### PROVIDED DATA
----------------

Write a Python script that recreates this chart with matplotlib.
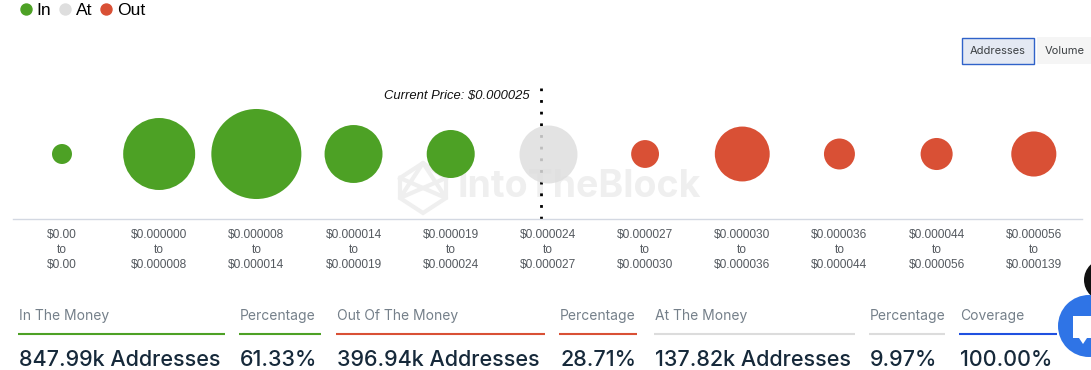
import numpy as np
import matplotlib
matplotlib.use("Agg")
import matplotlib.pyplot as plt
from matplotlib.patches import Circle, Rectangle, Polygon

# ---------- dados ----------
low_labels = ["$0.00", "$0.000000", "$0.000008", "$0.000014", "$0.000019", "$0.000024",
              "$0.000027", "$0.000030", "$0.000036", "$0.000044", "$0.000056"]
high_labels = ["$0.00", "$0.000008", "$0.000014", "$0.000019", "$0.000024", "$0.000027",
               "$0.000030", "$0.000036", "$0.000044", "$0.000056", "$0.000139"]
addresses_k = [17.5, 227, 355, 147, 101, 147, 34, 132, 42, 45, 89]
status = ["In", "In", "In", "In", "In", "At", "Out", "Out", "Out", "Out", "Out"]
current_price_pos = 4.93

stat_titles = ["In The Money", "Percentage", "Out Of The Money", "Percentage",
               "At The Money", "Percentage", "Coverage"]
stat_values = ["847.99k Addresses", "61.33%", "396.94k Addresses", "28.71%",
               "137.82k Addresses", "9.97%", "100.00%"]
stat_left = [19, 240, 337, 560, 655, 870, 960]
stat_right = [225, 321, 545, 637, 855, 945, 1057]

GREEN = "#4da125"
RED = "#d95035"
GRAY = "#dedede"
colors = {"In": GREEN, "At": GRAY, "Out": RED}
stat_colors = [GREEN, GREEN, RED, RED, "#dcdcdc", "#dcdcdc", "#1f50e0"]

W, H = 1091, 370
DPI = 100
PX = 72 / DPI
SANS = ["Liberation Sans", "DejaVu Sans"]
INTER = ["Inter", "DejaVu Sans"]

fig = plt.figure(figsize=(W / DPI, H / DPI), dpi=DPI)

# camada de página, em pixels
page = fig.add_axes([0, 0, 1, 1], zorder=0)
page.set_xlim(0, W); page.set_ylim(H, 0); page.axis("off")

# marca d'água
page.text(457, 187, "IntoTheBlock", fontsize=27, fontweight="bold", color="#efefef",
          ha="left", va="center", family=INTER)
logo = [(400, 178), (423, 163), (446, 178), (446, 198), (423, 213), (400, 198)]
page.add_patch(Polygon(logo, closed=True, fill=False, ec="#efefef", lw=3))
page.plot([400, 446, 423, 400, 446], [178, 198, 163, 198, 178], color="#efefef", lw=3)

# gráfico de bolhas
ax = fig.add_axes([13.4 / W, 1 - 219 / H, 1069 / W, 134 / H], zorder=1)
ax.patch.set_alpha(0)
x = np.arange(len(addresses_k))
ax.set_xlim(-0.5, 10.5)
ax.set_ylim(-1, 1)
y_mid = 1 - 2 * (154 - 85) / 134
ax.plot([current_price_pos] * 2, [-1, 0.96], color="black", lw=2, ls=(0, (1, 3.2)), zorder=1)
ax.text(current_price_pos - 0.115, 0.84, "Current Price: $0.000025", style="italic", fontsize=9.4,
        ha="right", va="center", color="#111111", family=SANS)
for st in ("In", "At", "Out"):
    idx = [i for i, s in enumerate(status) if s == st]
    sizes = [addresses_k[i] / 0.0438 * PX ** 2 for i in idx]
    ax.scatter(x[idx], [y_mid] * len(idx), s=sizes, color=colors[st], linewidths=0,
               alpha=0.85 if st == "At" else 1, zorder=2, label=st, clip_on=False)

ax.set_xticks(x)
ax.set_xticklabels([f"{a}\nto\n{b}" for a, b in zip(low_labels, high_labels)],
                   fontsize=8.6, color="#555a60", family=SANS, linespacing=1.33)
ax.tick_params(axis="x", length=0, pad=7.5)
ax.set_yticks([])
for s in ("top", "left", "right"):
    ax.spines[s].set_visible(False)
ax.spines["bottom"].set_color("#d3d8e2")
ax.spines["bottom"].set_linewidth(1)

handles = [plt.Line2D([], [], marker="o", ls="", ms=10 * PX * 1.1, color=colors[k]) for k in colors]
fig.legend(handles, list(colors), loc="upper left", bbox_to_anchor=(7 / W, 1 + 6 / H), ncol=3,
           frameon=False, handletextpad=0.0, columnspacing=0.2,
           borderpad=0, handlelength=1.2, prop={"family": SANS, "size": 12.6})

# botões
over = fig.add_axes([0, 0, 1, 1], zorder=2)
over.set_xlim(0, W); over.set_ylim(H, 0); over.axis("off")
over.add_patch(Rectangle((961.5, 37.5), 72, 26, fc="#e4e9f3", ec="#2f62c9", lw=1))
over.text(997.5, 50.5, "Addresses", fontsize=8, ha="center", va="center", color="#3c4043", family=INTER)
over.add_patch(Rectangle((1037, 37), 54, 27, fc="#f5f5f5", ec="none"))
over.text(1065, 50.5, "Volume", fontsize=8, ha="center", va="center", color="#3c4043", family=INTER)

# tabela de resumo
for title, val, x0, x1, c in zip(stat_titles, stat_values, stat_left, stat_right, stat_colors):
    over.text(x0, 316, title, fontsize=10, ha="left", va="center", color="#75808a", family=INTER)
    over.plot([x0 - 1, x1], [334, 334], color=c, lw=1.5, solid_capstyle="butt")
    over.text(x0, 360, val, fontsize=15.5, fontweight="medium", ha="left", va="center",
              color="#16293a", family=INTER)

# botões flutuantes de chat
over.add_patch(Circle((1105, 280), 21, fc="#111111", ec="none", clip_on=True))
over.add_patch(Circle((1089, 326), 31, fc="#2f74e6", ec="none", clip_on=True))
over.add_patch(Rectangle((1073, 316), 18, 22, fc="white", ec="none"))
over.add_patch(Polygon([(1079, 338), (1087, 338), (1083, 344)], closed=True, fc="white", ec="none"))

fig.savefig("out.png", dpi=DPI)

----------------

### WORK TO COMPLETE
Return from the data every line that holds "matplotlib".

### SOLUTION TO THIS PROBLEM
Write a Python script that recreates this chart with matplotlib.
import matplotlib
matplotlib.use("Agg")
import matplotlib.pyplot as plt
from matplotlib.patches import Circle, Rectangle, Polygon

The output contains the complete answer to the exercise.